Buku yang diracik perempuan yang akrab disapa Jo ini, menampilkan tokoh utama adalah perempuan, terutama perempuan yang terjun dalam gerakan. Ketika perempuan terlibat dalam gerakan maka kerap dilabeli melanggar nilai-nilai sosial dan budaya.
“Padahal, baik perempuan maupun laki-laki sama-sama ditindas oleh sistem yang sedang berlangsung saat ini,” ujar perempuan yang menamatkan pendidikan dasarnya di SD YPPK St. Vinsensius Mabilabol Oksibil ini.

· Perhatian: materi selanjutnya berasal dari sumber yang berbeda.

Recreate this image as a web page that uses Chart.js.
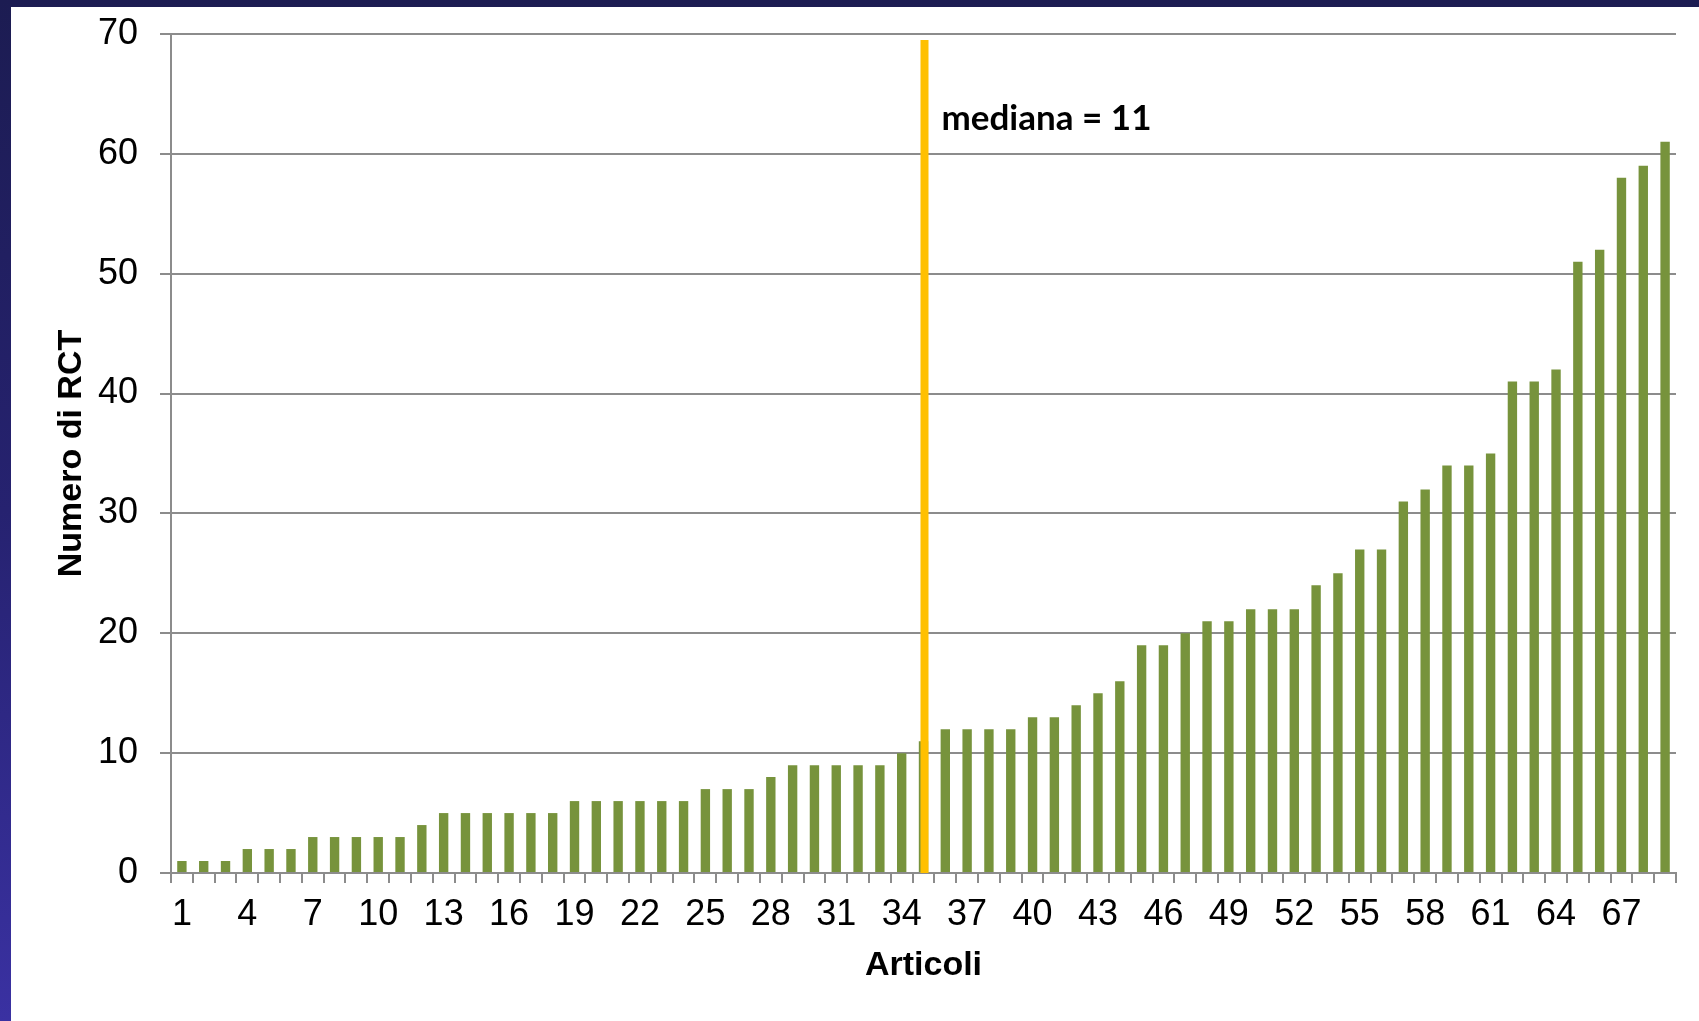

Buku ini diharapkan bisa membuka mata setiap pembaca, khususnya perempuan untuk melangkah di dunia baru untuk mereka melihat ke depan. Di tengah persoalan yang dihadapi, ia mendorong perempuan Papua memiliki keberanian untuk bersuara atas apa yang menimpa mereka serta memiliki konsistensi. Sebab, perempuan menjadi tokoh utama yang akan melahirkan perubahan dalam perjuangan rakyat Papua.
“Hal yang membuat saya berani menulis ketika membaca novel “Tetralogi Buru” karya Pramoedya Ananta Toer dan beberapa karya buku lainnya milik Pram,” ungkapnya.
“Saya menulis buku ini seiring melihat ketertindasan yang kerap dialami oleh orang-orang Papua. Saya menulis untuk menyuarakan orang Papua, khususnya perempuan Papua yang tertindas. Bahkan, menulis adalah salah satu cara untuk saya melawan,” bebernya
Jo berharap semakin banyak perempuan Papua yang berani untuk menulis. Sebab satu cerita dari perempuan Papua ketika dikisahkan akan menjadi cerita yang menarik.
Kenapa menarik ? karena ketertindasan yang dialami orang Papua berlapis-lapis dengan berbagai variasi yang dialami, banyak ruang-ruang yang kemudian dikunci oleh sosial budaya dan agama.